Tuesday, June 17, 2008

The first faltering steps of summer

Summer has been sighted in Vancouver, though it's done a good job of hiding again just when you thought you'd caught it. I'm sure we're at the start of something good now.

Since Skaha I spent a few days over in Comox with Marc and Nikki where we did lots of biking, been to the Chilcotins with Jacek, and decided to buy a flat to live in. In Comox I explored my newly invented genre of mountain biking: technically-cross-country. You need to be specific about these things after all, and downhill, cross-country, freeride etc just don't seem to describe the way I express myself through the interpretation of landscape using a bicycle. Reading that back to myself, I think I've been watching too many arty bike videos. Anyway, for anyone interested (surely someone must be interested) technically-cross-country credentials are available for riding a log way, with less suspension, clipped in, without armour... but making sure to interpret the landscape (in the style of an arty bike video). You heard it here first.

A technically-cross-country interpretation of a rock.

When I got back from Comox, Jacek and I had planned to go up to the Chilcotins to get some big rides in. Unfortunately the weather had other ideas and things were looking grim oop north. We delayed for a day and then went anyway. When we got to Tyax we were told that the campsite had been closed as it was over-run with angry grizzly bears. This seemed like a good reason to close the camp site, and the bonus was we got a room in the fancy bear-free lodge for a rather good price. We also got to drink beer, play pool, and have breakfast cooked for us... you can't argue with that. The first day we spent exploring some trails near the lodge that Cliff from IAG drew us a dubious map of. We found some great stuff, only got lost a couple of times... and avoided the bears. A good day. After that warm up we kept our fingers crossed for clear weather and a big ride up to Spruce Lake, then towards Warner Lake as far as we could go. Things started off in typical Chilcotins style: beautiful.

We got up to Spruce Lake without a hitch, then took a trail around the lake which turned out be mostly ankle deep water, followed by a descent down a small stream. Moistened, we carried on up the Gun Creek trail towards Hummingbird Lake. The trail had suffered from fallen trees though the winter and there was some interesting clambering over things and paddling through creeks to be done. We made it to Hummingbird Lake, ate lunch, and felt generally happy with the world.
The descent back down to the car was as excellent as ever, whizzing through the alpine flowers, distracted by mountain views, and making imaginative loud noises to let the bears know we were on our way. We didn't see any bears (phew), though I did have a big deer run alongside me for a few hundred meters, looking over at me as if to say "is that as fast as you can go?".

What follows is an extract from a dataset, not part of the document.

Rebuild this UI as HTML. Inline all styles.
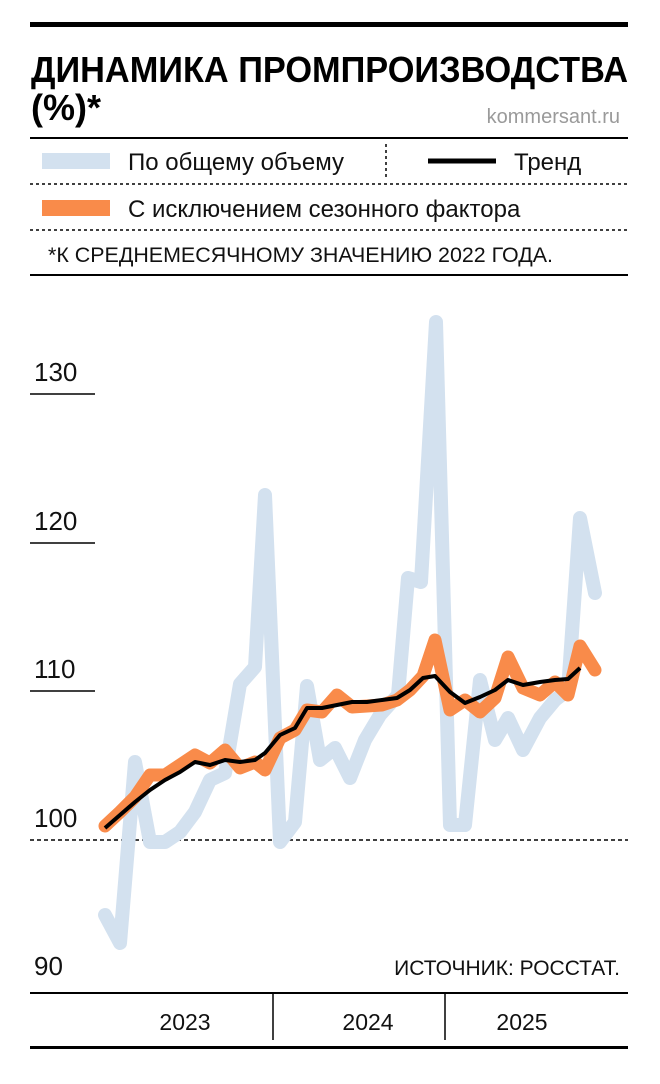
<!DOCTYPE html>
<html><head><meta charset="utf-8"><style>
body{margin:0;width:660px;height:1079px;background:#fff;font-family:"Liberation Sans",sans-serif;overflow:hidden}
</style></head><body>
<svg width="660" height="1079" viewBox="0 0 660 1079" xmlns="http://www.w3.org/2000/svg" font-family="Liberation Sans, sans-serif">
<rect x="30" y="22" width="598" height="5" fill="#000"/>
<text x="31" y="82" font-size="36" font-weight="bold" textLength="597" lengthAdjust="spacingAndGlyphs">ДИНАМИКА ПРОМПРОИЗВОДСТВА</text>
<text x="31" y="120" font-size="36" font-weight="bold">(%)*</text>
<text x="620" y="123" font-size="20" fill="#9a9a9a" text-anchor="end">kommersant.ru</text>
<line x1="30" y1="138" x2="628" y2="138" stroke="#000" stroke-width="2"/>
<line x1="42" y1="161" x2="110" y2="161" stroke="#d3e1ef" stroke-width="16"/>
<text x="128" y="170" font-size="24" fill="#111">По общему объему</text>
<line x1="386" y1="144" x2="386" y2="178" stroke="#000" stroke-width="1.5" stroke-dasharray="3,3"/>
<line x1="428" y1="161" x2="496" y2="161" stroke="#000" stroke-width="5"/>
<text x="514" y="170" font-size="24" fill="#111">Тренд</text>
<line x1="30" y1="184" x2="628" y2="184" stroke="#000" stroke-width="1.5" stroke-dasharray="3,3"/>
<line x1="42" y1="208" x2="110" y2="208" stroke="#f98b4a" stroke-width="16"/>
<text x="128" y="217" font-size="24" fill="#111">С исключением сезонного фактора</text>
<line x1="30" y1="230" x2="628" y2="230" stroke="#000" stroke-width="1.5" stroke-dasharray="3,3"/>
<text x="48" y="262" font-size="21" fill="#111" textLength="505" lengthAdjust="spacingAndGlyphs">*К СРЕДНЕМЕСЯЧНОМУ ЗНАЧЕНИЮ 2022 ГОДА.</text>
<line x1="30" y1="275" x2="628" y2="275" stroke="#000" stroke-width="2"/>
<g font-size="26" fill="#111">
<text x="34" y="381">130</text><text x="34" y="530">120</text><text x="34" y="678">110</text><text x="34" y="827">100</text><text x="34" y="975">90</text>
</g>
<g stroke="#000" stroke-width="1.5">
<line x1="30" y1="394" x2="95" y2="394"/><line x1="30" y1="543" x2="95" y2="543"/><line x1="30" y1="691" x2="95" y2="691"/>
<line x1="30" y1="840" x2="628" y2="840" stroke-dasharray="4,3"/>
</g>
<polyline fill="none" stroke="#d3e1ef" stroke-width="14" stroke-linejoin="round" stroke-linecap="round" points="105,915 120,943 135,762 150,842 165,842 180,832 195,812 210,780 225,773 240,684 255,667 265,495 280,842 295,822 307,686 320,760 335,748 350,778 365,740 380,715 398,695 408,578 421,582 436,322 450,825 465,825 480,680 495,740 508,718 523,750 540,718 555,700 568,690 580,518 595,593"/>
<polyline fill="none" stroke="#f98b4a" stroke-width="13" stroke-linejoin="round" stroke-linecap="round" points="105,826 120,812 135,797 150,775 165,775 180,765 195,755 210,763 225,750 240,768 255,762 265,770 280,738 295,730 307,710 322,712 337,695 352,707 367,706 382,705 397,700 410,690 423,676 435,640 450,710 465,700 480,712 495,698 508,657 523,688 540,695 555,682 568,695 580,646 595,670"/>
<polyline fill="none" stroke="#000" stroke-width="4" stroke-linejoin="round" points="105,828 120,815 135,802 150,790 165,780 180,772 195,762 210,765 225,760 240,762 255,760 265,753 280,735 295,728 307,708 322,708 337,705 352,702 367,702 382,700 397,698 410,690 423,678 435,676 450,692 465,703 480,697 495,690 508,680 523,685 540,682 555,680 568,679 580,668"/>
<text x="620" y="975" font-size="21" fill="#111" text-anchor="end">ИСТОЧНИК: РОССТАТ.</text>
<line x1="30" y1="993" x2="628" y2="993" stroke="#000" stroke-width="2"/>
<line x1="273" y1="993" x2="273" y2="1040" stroke="#000" stroke-width="1.5"/>
<line x1="445" y1="993" x2="445" y2="1040" stroke="#000" stroke-width="1.5"/>
<g font-size="23" fill="#111" text-anchor="middle">
<text x="185" y="1030">2023</text><text x="368" y="1030">2024</text><text x="522" y="1030">2025</text>
</g>
<rect x="30" y="1046" width="598" height="3" fill="#000"/>
</svg>
</body></html>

That night we camped (in the car as we were scared of the bears) next to Carpenter lake in a really nice campsite provided for free - thanks BC Hydro. The weather looked dubious in the morning so we went into Gold Bridge (population 47), got toast in the Cafe and phoned Frank to ask if we could buy some petrol. Frank came out with his big dog and sold me petrol so we could drive back over the Hurley River road to Pemberton. Once in Pemberton we found a big pointy stone had stuck into one of the car tires and the tire repair place was shut. The hardware shop was open, so I got my first experience of plugging a tire myself. Amazingly this worked, and proved to be a useful new skill the following day. Rolling again, we got sorted out to ride some Pemberton trails when we bumped into Robbie and Naheed who we rode with a week or so ago. Jacek and I rode up the Happy Trail (which still made me happy), and then failed to find the trail we were looking for, so rode "Hawaii" instead which turned out to be great. Lucky that. We called back to Robbie's place where they gave us some firewood (thanks!) to take to the Owl Creek campsite where we were going to stay. We also got locals info on a recently rebuilt trail called Resurrection opposite the camp site. The evening was spent watching the Rocky Mountaineer train go by, making toast on the campfire and resting weary legs for the next ride.

We managed to find Resurrection, which was a classic steep, twisty, Pemberton trail after a long logging-road climb. We even bumped into the trail builder who was out with his shovel. There were even a couple of opportunities for a little technically-cross-country riding in places. All in all, a great trip. More photos are here and here.

And finally, something completely different. This morning Paul and I went skiing. Yes, really. The snow hasn't all gone on the North Shore yet and it even looked like winter up there due to a (temporary, I hope) failure in the summer which put a big cloud on the mountains. Not the best skiing ever, and rather wet... but a fun way to build yourself up to breakfast. Tonight we going biking on the same mountain, just a bit lower down.